(1)
|
真正商品の並行輸入を認め、商標権侵害を構成しないと判断した判例として、「パーカー事件」(S45. 2.27 大阪地裁 昭和43(ワ)7003 差止請求権不存在確認訴訟事件)、「ラコステ事件」(S59.12. 7 東京地裁 昭和54(ワ)8489 商標権侵害差止等請求事件)等がある。
|
(2)
|
真正商品の並行輸入が実質的違法性を欠き、商標権侵害にあたらない場合の規範定立を行いつつ、使用許諾契約における許諾条項の範囲を逸脱して、製造国及び下請の制限に違反して製造された商品に対しては、商標の品質保証機能が害されるおそれがあることを理由に商標権侵害を認めた判例として、H15. 2.27 最高裁第一小法廷判決 平成14(受)1100 損害賠償,商標権侵害差止等請求事件がある。
|
(3)
|
特許製品の並行輸入を禁止したものとして、「ボーリング用自動ピン立て装置事件」(S44. 6. 9 大阪地裁 昭和43(ワ)3460 特許権侵害差止等請求事件)がある。同判決によれば、特許権には地域上の制限があり、各国の特許権は互いに独立しているから、特許権消耗の理論が適用されるのは、その特許権の付与された国の領域内に限られ、特許権の国際的消耗という考え方は採り得ないとされている。
|
(4)
|
自動車のホイールについてドイツと日本で特許権を有するドイツのBBS社が、ドイツで同社が製造販売したその特許製品を日本に並行輸入した日本企業に対し、特許権侵害を理由として、当該特許製品の輸入販売の差止と損害賠償を求めて提訴した事件。BBS事件の東京高裁判判決(H 7. 3.23 東京高裁 平成06(ネ)3272 特許権侵害差止等請求事件)では、二重利得機会論を根拠とする国際消尽を認めて並行輸入者勝訴の判断がなされた。
|
(5)
|
BBS事件の最高裁判決(H9. 7. 1 最高裁第三小法廷判決 平成7(オ)1988 特許権侵害差止等請求事件)では、最高裁は、「特許製品を国外において譲渡した場合に、その後に当該製品が我が国に輸入されることが当然に予想されることに照らせば、特許権者が留保を付さないまま特許製品を国外において譲渡した場合には、譲受人及びその後の転得者に対して、我が国において譲渡人の有する特許権の制限を受けないで当該製品を支配する権利を黙示的に授与したものと解すべきである。
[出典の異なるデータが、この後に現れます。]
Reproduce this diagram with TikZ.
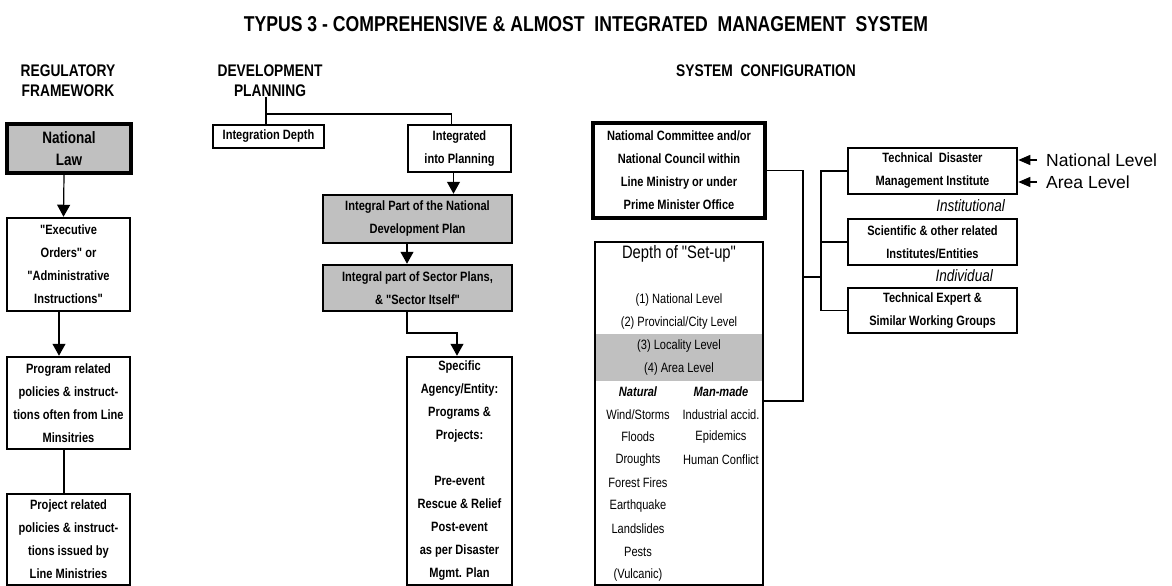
\documentclass[tikz,border=0pt]{standalone}
\usepackage{fontspec}
\setmainfont{Liberation Sans}[FakeStretch=0.82, Ligatures=TeXOff]
\newfontfamily\widefont{Liberation Sans}
\usetikzlibrary{arrows.meta}
\definecolor{boxgray}{RGB}{192,192,192}
\tikzset{
  box/.style={draw, line width=2.5pt, inner sep=0pt, align=center,
    font=\fontsize{13.5}{23}\bfseries\selectfont},
  heavy/.style={box, line width=4pt},
  grayfill/.style={fill=boxgray},
  arr/.style={line width=1.2pt, -{Triangle[width=13pt,length=12pt]}},
  sidearr/.style={line width=1.2pt, -{Triangle[width=10pt,length=12pt]}},
  conn/.style={line width=1.1pt},
  hdr/.style={inner sep=0pt, font=\fontsize{16.8}{20}\bfseries\selectfont},
  ttl/.style={inner sep=0pt, font=\fontsize{21.5}{25}\bfseries\selectfont},
  lbl/.style={inner sep=0pt, font=\fontsize{13.5}{23}\selectfont},
  itl/.style={inner sep=0pt, font=\fontsize{16.5}{19}\itshape\selectfont},
  wide/.style={inner sep=0pt, font=\fontsize{17.5}{20}\widefont},
}
\newcommand\bx[7]{\node[#6, minimum width={#4-#2}, minimum height={#5-#3}] (#1) at ({(#2+#4)/2},{(#3+#5)/2}) {#7};}
\begin{document}
\begin{tikzpicture}[x=1pt,y=-1pt]
\useasboundingbox (0,0) rectangle (1172,586);
% title and headers
\node[ttl] (title) at (586,24) {TYPUS 3 - COMPREHENSIVE \& ALMOST\ \ INTEGRATED\ \ MANAGEMENT\ \ SYSTEM};
\node[hdr] (regh1) at (68,71) {REGULATORY};
\node[hdr] (regh2) at (68,91) {FRAMEWORK};
\node[hdr] (devh1) at (270,71) {DEVELOPMENT};
\node[hdr] (devh2) at (270,91) {PLANNING};
\node[hdr] (sysh) at (766,71) {SYSTEM\ \ CONFIGURATION};
% regulatory column
\bx{nl}{7}{124}{131}{173}{heavy,grayfill,font=\fontsize{16.5}{22}\bfseries\selectfont}{National\\Law}
\bx{exec}{7}{218}{130}{311}{box}{"Executive\\Orders" or\\"Administrative\\Instructions"}
\bx{prog}{7}{357}{130}{449}{box}{Program related\\policies \& instruct-\\tions often from Line\\Minsitries}
\bx{proj}{7}{494}{130}{585}{box}{Project related\\policies \& instruct-\\tions issued by\\Line Ministries}
\draw[arr] ([xshift=-5pt]nl.south) -- ([xshift=-5pt]exec.north);
\draw[arr] ([xshift=-9.5pt]exec.south) -- ([xshift=-9.5pt]prog.north);
\draw[conn] ([xshift=-4.5pt]prog.south) -- ([xshift=-4.5pt]proj.north);
% development planning column
\bx{idep}{213}{125}{324}{148}{box}{Integration Depth}
\bx{integ}{408}{125}{511}{172}{box}{Integrated\\into Planning}
\bx{natplan}{323}{195}{512}{243}{box,grayfill}{Integral Part of the National\\Development Plan}
\bx{secplan}{323}{265}{512}{311}{box,grayfill}{Integral part of Sector Plans,\\\& "Sector Itself"}
\bx{spec}{407}{357}{512}{585}{box}{Specific\\Agency/Entity:\\Programs \&\\Projects:\\[23pt]Pre-event\\Rescue \& Relief\\Post-event\\as per Disaster\\Mgmt. Plan}
\coordinate (pj) at (266,114);
\coordinate (sj) at (407,333);
\draw[conn] (devh2.south -| pj) -- (pj |- idep.north);
\draw[conn] (pj) -| ([xshift=-8pt]integ.north);
\draw[arr] ([xshift=-6pt]integ.south) -- ([xshift=-6pt]integ.south |- natplan.north);
\draw[arr] (natplan.south -| sj) -- (secplan.north -| sj);
\draw[arr] (secplan.south -| sj) -- (sj) -| ([xshift=-2.5pt]spec.north);
% system configuration
\bx{comm}{593}{123}{765}{218}{heavy}{Natiomal Committee and/or\\National Council within\\Line Ministry or under\\Prime Minister Office}
\fill[boxgray] (595,334) rectangle (763,381);
\bx{depth}{595}{242}{763}{585}{box}{}
\node[inner sep=0pt, font=\fontsize{18}{20}\selectfont] (dh) at (679,254) {Depth of "Set-up"};
\node[lbl] (lv1) at (679,300) {(1) National Level};
\node[lbl] (lv2) at (679,323) {(2) Provincial/City Level};
\node[lbl] (lv3) at (679,346) {(3) Locality Level};
\node[lbl] (lv4) at (679,369) {(4) Area Level};
\node[lbl, font=\fontsize{13.5}{23}\bfseries\itshape\selectfont] (nat) at (638,392) {Natural};
\node[lbl, font=\fontsize{13.5}{23}\bfseries\itshape\selectfont] (man) at (721,392) {Man-made};
\node[lbl] (n1) at (638,415) {Wind/Storms};
\node[lbl] (n2) at (638,437) {Floods};
\node[lbl] (n3) at (638,460) {Droughts};
\node[lbl] (n4) at (638,483) {Forest Fires};
\node[lbl] (n5) at (638,506) {Earthquake};
\node[lbl] (n6) at (638,529) {Landslides};
\node[lbl] (n7) at (638,552) {Pests};
\node[lbl] (n8) at (638,575) {(Vulcanic)};
\node[lbl] (m1) at (721,415) {Industrial accid.};
\node[lbl] (m2) at (721,437) {Epidemics};
\node[lbl] (m3) at (721,460) {Human Conflict};
\bx{tdmi}{848}{148}{1017}{194}{box}{Technical\ \ Disaster\\Management Institute}
\bx{sci}{848}{219}{1017}{265}{box}{Scientific \& other related\\Institutes/Entities}
\bx{expert}{848}{288}{1017}{333}{box}{Technical Expert \&\\Similar Working Groups}
\node[itl, anchor=east] (inst) at (1005,206) {Institutional};
\node[itl, anchor=east] (indiv) at (993,276) {Individual};
\coordinate (j2) at (803,401);
\coordinate (j3) at (803,277);
\coordinate (k0) at (821,277);
\draw[conn] (comm.east) -| (j2) -- (depth.east |- j2);
\draw[conn] (j3) -- (k0);
\draw[conn] (tdmi.west) -| (k0 |- expert.west) -- (expert.west);
\draw[conn] (sci.west) -- (sci.west -| k0);
\node[wide, anchor=west] (natlv) at (1046,160) {National Level};
\node[wide, anchor=west] (arealv) at (1046,182) {Area Level};
\draw[sidearr] ([xshift=-9pt]natlv.west) -- (natlv.west -| tdmi.east);
\draw[sidearr] ([xshift=-9pt]arealv.west) -- (arealv.west -| tdmi.east);
\end{tikzpicture}
\end{document}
」との判断を示し、黙示の実施許諾を判決理由とした。
|
(6)
|
譲受人との間で特許製品の販売先ないし使用地域から我が国を除外する旨を合意し、それを製品上に明確に表示することは、並行輸入を阻止できることに対しての必要条件になるとしても、それが必要十分条件であるとまではいえないという意味で、明確になっていないという趣旨である。
|
(7)
|
今後の判例では、BBS最高裁判決にいう「明確に表示した場合」の具体的内容や、特許権者と「同視し得る者」の範囲はどこまでか、といった点が争点となり、判断基準が具体的に示されるものと思われる。学説では、「明確に表示した場合」に関して、言語は何語でも良いのか、製品自体に表示しなければならないのか、当初は表示があったが流通の過程で抹消された場合はどのように解するか、といった問題が検討されている(牧野利秋・飯村敏明著「新・裁判実務体系 知的財産関係訴訟法」初版第146〜150頁を参照)。